-
Summary
Duration of outage: Nov. 5th, 2022 at about 15:14 GMT to 16:30 GMT, over 4000 users/visitors couldn’t access the company’s wordpress site and the subdomins, nor could they contact the support team via the support forms on the site, this totally reduced the functionality of the website. Root cause: the NGINX configuration was poorly modified by one of the engineers and restarted the server without checking for syntax.
-
Timeline
- 15:20 - users started reporting the error
- 15:30 — the team noted the frequent reports and started assessing the situation
- 15:40 - every hardware and server was checked for a hardware failure
- 16:15 - the error on the config file of NGINX was detected, and it was corrected
- 16:20 - the NGINX restart
- 16:30 - The site got back to Normal
-
Root cause
The NGINX configuration was edited by one of the engineers and restarted the server with out checking for syntax.
-
- At 15:30 PM, a ticket was opened to fix the down server and sent out to the database service provider personnel.
- The NSX CLI is used to get detailed information about tail logs and take packet captures. It also, looks at the metrics for trouble shooting the load balancer.
- Verification of basic services are running by checking the routing table.
- To help with recovery, we retarted affected servers.
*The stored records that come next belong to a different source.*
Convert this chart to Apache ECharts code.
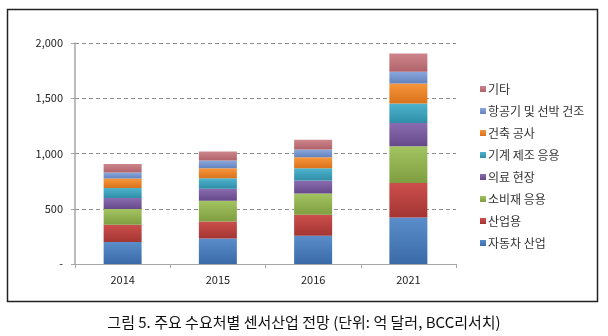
<!DOCTYPE html>
<html><head><meta charset="utf-8">
<script src="https://cdn.jsdelivr.net/npm/echarts@6/dist/echarts.min.js"></script>
<style>html,body{margin:0;padding:0;background:#fff}#c{width:608px;height:336px}</style>
</head><body><div id="c"></div>
<script>
var categories = ['2014', '2015', '2016', '2021'];
var seriesNames = ['자동차 산업', '산업용', '소비재 응용', '의료 현장', '기계 제조 응용', '건축 공사', '항공기 및 선박 건조', '기타'];
var auto      = [200, 230, 255, 421];
var industry  = [155, 155, 190, 313];
var consumer  = [142, 188, 194, 332];
var medical   = [100, 109, 116, 209];
var machinery = [91, 93, 111, 177];
var building  = [85, 91, 100, 182];
var aerospace = [54, 70, 70, 105];
var others    = [79, 82, 89, 167];
var yTicks = [0, 500, 1000, 1500, 2000];
var caption = '그림 5. 주요 수요처별 센서산업 전망 (단위: 억 달러, BCC리서치)';

var values = [auto, industry, consumer, medical, machinery, building, aerospace, others];
var colors = [
  ['#5B8DCB', '#3A6BA8'],
  ['#CC4F4C', '#A33533'],
  ['#A3C461', '#7F9E41'],
  ['#8A6DB0', '#66498A'],
  ['#4FB4CE', '#2F8EA8'],
  ['#F7963C', '#D9721C'],
  ['#8AA8DC', '#6483BE'],
  ['#CE858C', '#B0626A']
];
var font = '"Noto Sans CJK KR", "Noto Sans", sans-serif';
var chart = echarts.init(document.getElementById('c'));
var series = seriesNames.map(function (n, i) {
  return {
    name: n, type: 'bar', stack: 's', barWidth: 38, data: values[i],
    itemStyle: { color: new echarts.graphic.LinearGradient(0, 0, 0, 1, [
      { offset: 0, color: colors[i][0] }, { offset: 1, color: colors[i][1] }]) }
  };
});
chart.setOption({
  animation: false,
  color: colors.map(function (c) { return c[0]; }),
  grid: { left: 75, right: 152, top: 43, bottom: 72 },
  xAxis: {
    type: 'category', data: categories,
    axisLine: { lineStyle: { color: '#A6A6A6', width: 1 } },
    axisTick: { show: true, length: 4, lineStyle: { color: '#A6A6A6' } },
    axisLabel: { color: '#222', fontSize: 11, fontFamily: font, margin: 10 }
  },
  yAxis: {
    type: 'value', min: 0, max: 2000, interval: 500,
    axisLine: { show: true, lineStyle: { color: '#A6A6A6', width: 1.5 } },
    axisTick: { show: true, length: 4, inside: false, lineStyle: { color: '#A6A6A6' } },
    splitLine: { lineStyle: { color: '#8C8C8C', type: [4, 3], width: 1 } },
    axisLabel: {
      color: '#222', fontSize: 11, fontFamily: font, margin: 12,
      formatter: function (v) { return yTicks.indexOf(v) < 0 ? '' : (v === 0 ? '-' : v.toLocaleString('en-US')); }
    }
  },
  legend: {
    orient: 'vertical', left: 475, top: 78,
    data: seriesNames.slice().reverse(),
    itemWidth: 6, itemHeight: 6, itemGap: 10, icon: 'rect',
    textStyle: { fontSize: 12, lineHeight: 12, color: '#333', fontFamily: font, padding: [0, 0, 0, -3] }
  },
  title: {
    text: caption, left: 'center', top: 310,
    textStyle: { fontSize: 15, fontWeight: 'normal', color: '#111', fontFamily: font }
  },
  graphic: [{
    type: 'rect', shape: { x: 7.5, y: 9.5, width: 590, height: 292 },
    style: { fill: 'none', stroke: '#222', lineWidth: 1.5 }, z: -1
  }],
  series: series
});
</script></body></html>
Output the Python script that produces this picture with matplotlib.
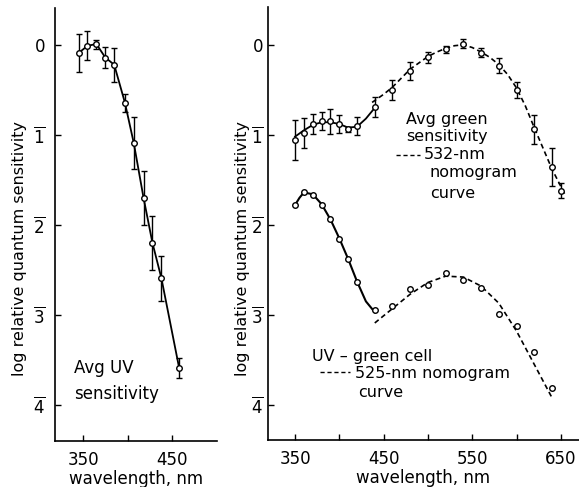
import matplotlib.pyplot as plt

# left panel: average UV sensitivity (points + error bars)
uv_wl = [345, 355, 365, 375, 385, 397, 407, 418, 428, 438, 458]
uv_val = [0.09, 0.01, -0.01, 0.14, 0.22, 0.64, 1.09, 1.70, 2.20, 2.59, 3.59]
uv_err = [0.21, 0.16, 0.05, 0.12, 0.19, 0.10, 0.29, 0.30, 0.30, 0.25, 0.11]

# right panel: average green sensitivity
gr_wl = [350, 360, 370, 380, 390, 400, 410, 420, 440, 460, 480, 500,
         520, 540, 560, 580, 600, 620, 640, 650]
gr_val = [1.06, 0.98, 0.88, 0.85, 0.85, 0.88, 0.94, 0.90, 0.69, 0.50, 0.29, 0.14,
          0.05, -0.01, 0.09, 0.23, 0.50, 0.94, 1.36, 1.62]
gr_err = [0.22, 0.17, 0.11, 0.10, 0.14, 0.10, 0.03, 0.10, 0.11, 0.11, 0.10, 0.06,
          0.04, 0.05, 0.05, 0.08, 0.09, 0.16, 0.21, 0.08]
# solid curve through short-wave green points
gr_solid_wl = [350, 360, 370, 380, 390, 400, 410, 420, 430, 440]
gr_solid_val = [1.02, 0.95, 0.89, 0.86, 0.86, 0.88, 0.92, 0.91, 0.82, 0.70]
# 532-nm nomogram curve (dashed)
gr_nomo_wl = [437, 450, 460, 470, 480, 490, 500, 510, 520, 530, 540, 550,
              560, 570, 580, 590, 600, 610, 620, 630, 640, 655]
gr_nomo_val = [0.64, 0.55, 0.47, 0.37, 0.27, 0.20, 0.13, 0.08, 0.04, 0.01, 0.00, 0.03,
               0.08, 0.14, 0.22, 0.33, 0.48, 0.68, 0.92, 1.15, 1.38, 1.67]

# UV-green cell
ug_wl = [350, 360, 370, 380, 390, 400, 410, 420, 440, 460, 480, 500,
         520, 540, 560, 580, 600, 620, 640]
ug_val = [1.78, 1.64, 1.67, 1.78, 1.94, 2.16, 2.38, 2.64, 2.95, 2.90, 2.71, 2.67,
          2.54, 2.61, 2.70, 2.99, 3.12, 3.41, 3.81]
ug_solid_wl = [350, 355, 360, 370, 380, 390, 400, 410, 420, 430, 440]
ug_solid_val = [1.78, 1.70, 1.64, 1.66, 1.77, 1.94, 2.15, 2.38, 2.63, 2.85, 2.97]
# 525-nm nomogram curve (dashed)
ug_nomo_wl = [440, 460, 480, 500, 520, 540, 560, 580, 600, 620, 640]
ug_nomo_val = [3.09, 2.93, 2.77, 2.64, 2.57, 2.58, 2.68, 2.87, 3.18, 3.55, 3.92]

ytick_vals = [0, 1, 2, 3, 4]
ytick_labels = ['0', r'$\overline{1}$', r'$\overline{2}$', r'$\overline{3}$', r'$\overline{4}$']

W, H = 579, 487
fig = plt.figure(figsize=(W / 100, H / 100), dpi=100)
ax1 = fig.add_axes([55 / W, 1 - 441 / H, 162 / W, 433 / H])
ax2 = fig.add_axes([268 / W, 1 - 440 / H, 311 / W, 433 / H])

mk = dict(marker='o', ms=4, mfc='white', mec='black', mew=1.0)
eb = dict(fmt='none', ecolor='black', elinewidth=1.0, capsize=2.5, capthick=1.0)
dash = (0, (3, 2))

# left
ax1.plot(uv_wl, uv_val, color='black', lw=1.3, zorder=2)
ax1.errorbar(uv_wl, uv_val, yerr=uv_err, **eb)
ax1.plot(uv_wl, uv_val, ls='none', zorder=3, **mk)
ax1.set_xlim(318.5, 500.5)
ax1.set_ylim(4.4, -0.41)
ax1.set_xticks([350, 400, 450])
ax1.set_xticklabels(['350', '', '450'])
ax1.text(340, 3.64, 'Avg UV', fontsize=12)
ax1.text(340, 3.93, 'sensitivity', fontsize=12)

# right
ax2.plot(gr_solid_wl, gr_solid_val, color='black', lw=1.3)
ax2.plot(gr_nomo_wl, gr_nomo_val, color='black', lw=1.2, ls=dash)
ax2.errorbar(gr_wl, gr_val, yerr=gr_err, **eb)
ax2.plot(gr_wl, gr_val, ls='none', zorder=3, **mk)
ax2.plot(ug_solid_wl, ug_solid_val, color='black', lw=1.5)
ax2.plot(ug_nomo_wl, ug_nomo_val, color='black', lw=1.2, ls=dash)
ax2.plot(ug_wl, ug_val, ls='none', zorder=3, **mk)
ax2.set_xlim(319.5, 670.5)
ax2.set_ylim(4.39, -0.42)
ax2.set_xticks([350, 400, 450, 500, 550, 600, 650])
ax2.set_xticklabels(['350', '', '450', '', '550', '', '650'])

ax2.text(475, 0.88, 'Avg green', fontsize=11.5)
ax2.text(476, 1.07, 'sensitivity', fontsize=11.5)
ax2.plot([464, 491], [1.22, 1.22], color='black', lw=1.0, ls=dash)
ax2.text(495, 1.27, '532-nm', fontsize=11.5)
ax2.text(502, 1.47, 'nomogram', fontsize=11.5)
ax2.text(502, 1.70, 'curve', fontsize=11.5)

ax2.text(369, 3.51, 'UV – green cell', fontsize=11.5)
ax2.plot([378, 412], [3.63, 3.63], color='black', lw=1.0, ls=dash)
ax2.text(418, 3.70, '525-nm nomogram', fontsize=11.5)
ax2.text(421, 3.91, 'curve', fontsize=11.5)

for ax in (ax1, ax2):
    ax.spines['top'].set_visible(False)
    ax.spines['right'].set_visible(False)
    ax.spines['left'].set_linewidth(1.2)
    ax.spines['bottom'].set_linewidth(1.2)
    ax.set_yticks(ytick_vals)
    ax.set_yticklabels(ytick_labels)
    ax.tick_params(direction='in', length=4, width=1.0, labelsize=12)
    ax.tick_params(axis='x', pad=7)
    ax.set_xlabel('wavelength, nm', fontsize=12, labelpad=1)
ax1.tick_params(axis='y', pad=7)
ax2.tick_params(axis='y', pad=3)

fig.text(20 / W, 1 - 248 / H, 'log relative quantum sensitivity', rotation=90,
         ha='center', va='center', fontsize=11.5)
fig.text(243 / W, 1 - 248 / H, 'log relative quantum sensitivity', rotation=90,
         ha='center', va='center', fontsize=11.5)

fig.savefig('out.png', dpi=100)
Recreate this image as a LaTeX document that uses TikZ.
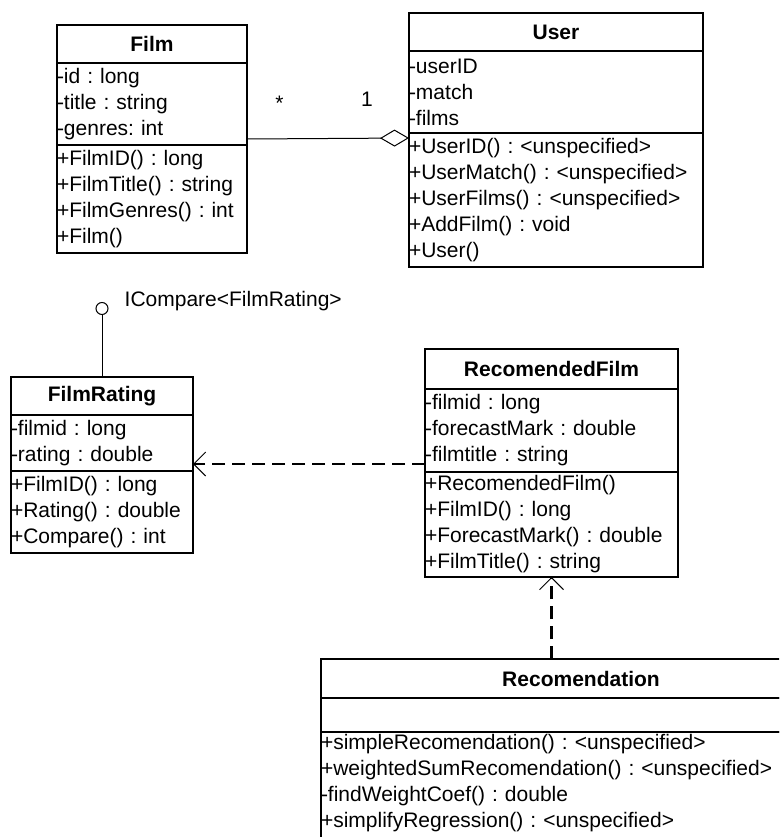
\documentclass[tikz,border=0pt]{standalone}
\usepackage{fontspec}
\setmainfont{Liberation Sans}
\usetikzlibrary{positioning, arrows.meta}
\frenchspacing
\newcommand{\umlfont}{\fontsize{21}{26}\selectfont}
\tikzset{
    classname/.style = {
        rectangle, draw, line width=1.2pt,
        font=\umlfont\bfseries,
        inner sep=0pt, outer sep=0pt,
        anchor=north west
    },
    members/.style = {
        rectangle, draw, line width=1.2pt,
        font=\umlfont, align=left,
        inner xsep=0pt, inner ysep=1pt, outer sep=0pt
    },
    assoc/.style = {
        line width=1pt,
        -{Diamond[open, length=29pt, width=17pt]}
    },
    depend/.style = {
        line width=2.5pt, dash pattern=on 13pt off 7pt,
        -{Straight Barb[length=12pt, width=24pt, line width=1pt]}
    },
    iface/.style = {
        circle, draw, line width=1pt,
        minimum size=12pt, inner sep=0pt
    },
    mult/.style = {
        font=\umlfont, inner sep=1pt
    }
}

\begin{document}
\begin{tikzpicture}[x=1pt, y=-1pt, node distance=0pt]
\useasboundingbox (0,0) rectangle (779,837);
\clip (0,0) rectangle (779,837);

% Film
\node (film) [classname, minimum width=190pt, minimum height=38pt] at (57,25) {Film};
\node (film-attr) [members, text width=190pt, minimum height=82pt, below=of film] {-id : long\\-title : string\\-genres: int};
\node (film-ops) [members, text width=190pt, minimum height=108pt, below=of film-attr] {+FilmID() : long\\+FilmTitle() : string\\+FilmGenres() : int\\+Film()};

% User
\node (user) [classname, minimum width=294pt, minimum height=38pt] at (409,13) {User};
\node (user-attr) [members, text width=294pt, minimum height=82pt, below=of user] {-userID\\-match\\-films};
\node (user-ops) [members, text width=294pt, minimum height=134pt, below=of user-attr] {+UserID() : <unspecified>\\+UserMatch() : <unspecified>\\+UserFilms() : <unspecified>\\+AddFilm() : void\\+User()};

% FilmRating
\node (rating) [classname, minimum width=182pt, minimum height=38pt] at (11,377) {FilmRating};
\node (rating-attr) [members, text width=182pt, minimum height=56pt, below=of rating] {-filmid : long\\-rating : double};
\node (rating-ops) [members, text width=182pt, minimum height=82pt, below=of rating-attr] {+FilmID() : long\\+Rating() : double\\+Compare() : int};

% RecomendedFilm
\node (recfilm) [classname, minimum width=253pt, minimum height=40pt] at (425,349) {RecomendedFilm};
\node (recfilm-attr) [members, text width=253pt, minimum height=83pt, below=of recfilm] {-filmid : long\\-forecastMark : double\\-filmtitle : string};
\node (recfilm-ops) [members, text width=253pt, minimum height=105pt, below=of recfilm-attr] {+RecomendedFilm()\\+FilmID() : long\\+ForecastMark() : double\\+FilmTitle() : string};

% Recomendation (runs off the page)
\node (rec) [classname, minimum width=520pt, minimum height=39pt] at (321,659) {Recomendation};
\node (rec-attr) [members, text width=520pt, minimum height=34pt, below=of rec] {};
\node (rec-ops) [members, text width=520pt, inner ysep=2pt, text depth=130pt, below=of rec-attr] {+simpleRecomendation() : <unspecified>\\+weightedSumRecomendation() : <unspecified>\\-findWeightCoef() : double\\+simplifyRegression() : <unspecified>};

% interface
\node (icompare) [iface, above=62pt of rating] {};
\node (icompare-label) [mult, right=15pt of icompare, yshift=7pt] {ICompare<FilmRating>};

\draw [line width=1pt] (rating) -- (icompare);
\draw [assoc] ([yshift=6pt]film-attr.south east) -- ([yshift=-5pt]user-ops.north west)
    node (many) [mult, pos=0.2, above=27pt] {*}
    node (one) [mult, pos=0.74, above=30pt] {1};
\draw [depend] ([yshift=8pt]recfilm-attr.south west) -- ([yshift=7pt]rating-attr.south east);
\draw [depend] (rec.north -| recfilm-ops.south) -- (recfilm-ops.south);

\end{tikzpicture}
\end{document}
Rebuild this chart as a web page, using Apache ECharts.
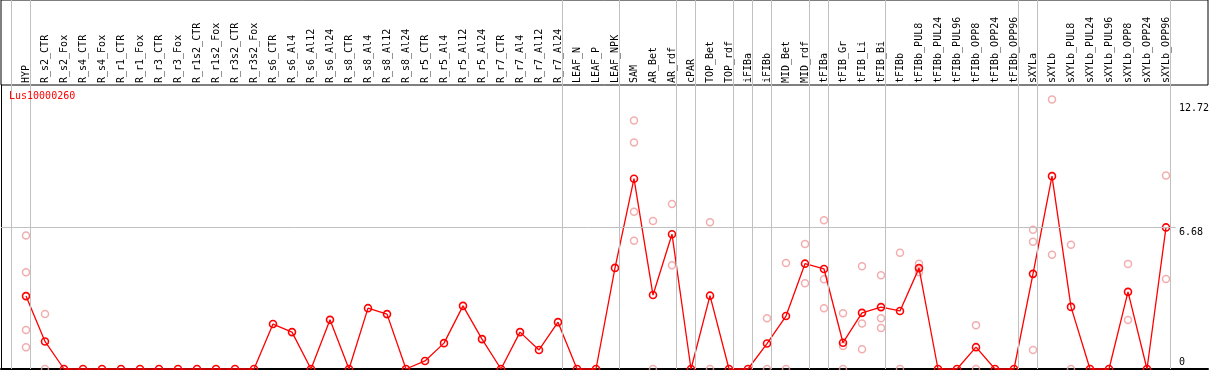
<!DOCTYPE html>
<html>
<head>
<meta charset="utf-8">
<script src="https://cdn.jsdelivr.net/npm/echarts@6/dist/echarts.min.js"></script>
<style>
html,body{margin:0;padding:0;background:#fff;}
#chart{width:1209px;height:370px;}
</style>
</head>
<body>
<div id="chart"></div>
<script>
// ---------------- data ----------------
const chartTitle = 'Lus10000260';

const categories = [
  'HYP',
  'R_s2_CTR','R_s2_Fox','R_s4_CTR','R_s4_Fox','R_r1_CTR','R_r1_Fox','R_r3_CTR','R_r3_Fox',
  'R_r1s2_CTR','R_r1s2_Fox','R_r3s2_CTR','R_r3s2_Fox',
  'R_s6_CTR','R_s6_Al4','R_s6_Al12','R_s6_Al24','R_s8_CTR','R_s8_Al4','R_s8_Al12','R_s8_Al24',
  'R_r5_CTR','R_r5_Al4','R_r5_Al12','R_r5_Al24','R_r7_CTR','R_r7_Al4','R_r7_Al12','R_r7_Al24',
  'LEAF_N','LEAF_P','LEAF_NPK',
  'SAM','AR_Bet','AR_rdf','cPAR','TOP_Bet','TOP_rdf','iFIBa','iFIBb','MID_Bet','MID_rdf',
  'tFIBa','tFIB_Gr','tFIB_Li','tFIB_Bi','tFIBb',
  'tFIBb_PUL8','tFIBb_PUL24','tFIBb_PUL96','tFIBb_OPP8','tFIBb_OPP24','tFIBb_OPP96',
  'sXYLa','sXYLb',
  'sXYLb_PUL8','sXYLb_PUL24','sXYLb_PUL96','sXYLb_OPP8','sXYLb_OPP24','sXYLb_OPP96'
];

const means = [
  3.44,
  1.30, 0, 0, 0, 0, 0, 0, 0,
  0, 0, 0, 0,
  2.12, 1.74, 0, 2.32, 0, 2.87, 2.59, 0,
  0.38, 1.22, 2.98, 1.41, 0, 1.74, 0.90, 2.21,
  0, 0, 4.77,
  8.98, 3.49, 6.36, 0, 3.46, 0, 0, 1.20, 2.50, 4.97,
  4.72, 1.24, 2.65, 2.92, 2.74,
  4.76, 0, 0, 1.03, 0, 0,
  4.49, 9.10,
  2.93, 0, 0, 3.64, 0, 6.68
];

const replicates = [
  [6.30, 4.57, 1.84, 1.03],
  [2.60, 0], [], [], [], [], [], [], [],
  [], [], [], [],
  [], [], [], [], [], [], [], [],
  [], [], [], [], [], [], [], [],
  [], [], [],
  [11.73, 10.69, 7.42, 6.05], [6.98, 0], [7.78, 4.90], [], [6.93, 0], [], [], [2.40, 0], [5.00, 0], [5.90, 4.05],
  [7.02, 4.24, 2.87], [2.63, 1.09, 0], [4.85, 2.15, 0.93], [4.42, 2.40, 1.93], [5.48, 0],
  [4.97, 4.56], [], [], [2.07, 0], [], [],
  [6.57, 6.00, 0.90], [12.72, 5.39],
  [5.86, 0], [], [], [4.96, 2.31], [], [9.13, 4.25]
];

// index of the last category of each group (-1 = before the first one)
const groupEnds = [-1, 0, 28, 31, 34, 35, 37, 38, 39, 41, 42, 45, 52, 53, 60];

const yTickLabels = [0, 6.68, 12.72];
const refLineValue = 6.68;
const yAxisMax = 13.40;

// ---------------- layout ----------------
const FONT = 'DejaVu Sans Mono';
const W = 1209;
const gridLeft = 1, gridRight = 1;
const step = 19;          // px per category
const firstCenter = 26;   // px of first category
const xMin = -(firstCenter - gridLeft) / step;
const xMax = xMin + (W - gridLeft - gridRight) / step;
const sepOffset = 0.24;

const scatterData = [];
replicates.forEach((arr, i) => arr.forEach(v => scatterData.push([i, v])));
const lineData = means.map((v, i) => [i, v]);

const gridLineStyle = {color: '#c0c0c0', width: 1, type: 'solid'};

const chart = echarts.init(document.getElementById('chart'), null, {renderer: 'canvas'});
chart.setOption({
  animation: false,
  backgroundColor: '#fff',
  title: {
    text: chartTitle, left: 9, top: 91, padding: 0,
    textStyle: {color: '#ff0000', fontFamily: FONT, fontSize: 10, fontWeight: 'normal'}
  },
  grid: [
    {left: gridLeft, right: gridRight, top: 0, height: 85, show: true, borderColor: '#000', borderWidth: 1,
     backgroundColor: 'transparent', containLabel: false, outerBoundsMode: 'none'},
    {left: gridLeft, right: gridRight, top: 85, bottom: 1, containLabel: false, outerBoundsMode: 'none'}
  ],
  xAxis: [
    {
      gridIndex: 0, type: 'value', min: xMin, max: xMax, position: 'bottom',
      axisLine: {show: false}, axisTick: {show: false}, splitLine: {show: false},
      axisLabel: {
        inside: true, rotate: 90, margin: 2, showMinLabel: true, showMaxLabel: true,
        customValues: categories.map((_, i) => i),
        formatter: v => categories[Math.round(v)] || '',
        fontFamily: FONT, fontSize: 10, color: '#000'
      }
    },
    {
      gridIndex: 1, type: 'value', min: xMin, max: xMax, position: 'bottom',
      axisLine: {show: true, onZero: false, lineStyle: {color: '#000', width: 2}},
      axisTick: {show: false}, axisLabel: {show: false}, splitLine: {show: false}
    }
  ],
  yAxis: [
    {gridIndex: 0, type: 'value', min: 0, max: 1, show: false},
    {
      gridIndex: 1, type: 'value', min: 0, max: yAxisMax, position: 'right', offset: -29,
      axisLine: {show: false}, axisTick: {show: false}, splitLine: {show: false},
      axisLabel: {
        customValues: yTickLabels, margin: 0, showMinLabel: true, showMaxLabel: true,
        fontFamily: FONT, fontSize: 10, color: '#000', align: 'left',
        formatter: v => {
          if (v === 0) return '{z|0}';
          if (v === yTickLabels[yTickLabels.length - 1]) return '{t|' + v + '}';
          return '{m|' + v + '}';
        },
        rich: {
          z: {fontFamily: FONT, fontSize: 10, color: '#000', lineHeight: 24, verticalAlign: 'top'},
          t: {fontFamily: FONT, fontSize: 10, color: '#000', lineHeight: 27, verticalAlign: 'bottom'},
          m: {fontFamily: FONT, fontSize: 10, color: '#000', lineHeight: 19, verticalAlign: 'bottom'}
        }
      }
    },
    {
      gridIndex: 1, type: 'value', min: 0, max: yAxisMax, position: 'left',
      axisLine: {show: true, lineStyle: {color: '#000', width: 1}},
      axisTick: {show: false}, axisLabel: {show: false}, splitLine: {show: false}
    }
  ],
  series: [
    {
      type: 'line', xAxisIndex: 0, yAxisIndex: 0, data: [], silent: true, z: 1,
      markLine: {
        silent: true, symbol: 'none', label: {show: false}, lineStyle: gridLineStyle,
        emphasis: {disabled: true},
        data: groupEnds.map(g => ({xAxis: g + sepOffset}))
      }
    },
    {
      type: 'line', xAxisIndex: 1, yAxisIndex: 1, data: [], silent: true, z: 1,
      markLine: {
        silent: true, symbol: 'none', label: {show: false}, lineStyle: gridLineStyle,
        emphasis: {disabled: true},
        data: groupEnds.map(g => ({xAxis: g + sepOffset})).concat([
          [{coord: [xMin, refLineValue]}, {coord: [categories.length - 0.5, refLineValue]}]
        ])
      }
    },
    {
      type: 'scatter', xAxisIndex: 1, yAxisIndex: 1, data: scatterData, z: 3, clip: false,
      symbol: 'circle', symbolSize: 7, silent: true,
      itemStyle: {color: 'transparent', borderColor: '#ef9a9a', borderWidth: 1.5}
    },
    {
      type: 'line', xAxisIndex: 1, yAxisIndex: 1, data: lineData, z: 4, clip: false,
      symbol: 'circle', symbolSize: 7, showAllSymbol: true, silent: true,
      lineStyle: {color: '#ff0000', width: 1.3},
      itemStyle: {color: 'transparent', borderColor: '#ff0000', borderWidth: 1.6}
    }
  ]
});
</script>
</body>
</html>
SRE engineers, manually restarted unicorn processes on the web application servers to further correct the reboot process.
- The process was slow to prevent any possible cascading failures and to avoid a wide scale reboot — affecting our customers even further.
- By 16:30 PM, traffic was restored and 100% of our customers reported back with no issues.
-
Corrective and preventative measures
In the last 3 days, we’ve made an internal review and analysis of the outage. The following measures are actions the team will follow for prevention and to improve response times in the future.
- Monitoring mechanisms like data-dog must be used. The database server provider during the performance degradation could have alerted teams by noting that the down server was not routine behavior. An update to their systems to prevent further issues in the future are done accordingly.
- The Security Team did not properly plan the reboot schedule affecting many of our customers. There was no available staff to monitor the reboot and to access the situation right away in a timely manner.
There were no engineers present to possibly resolve the situation by manually fixing any issues that came up. For scheduled reboots like this, there should be a 24 hour operations rotation in order to monitor every aspect of the update.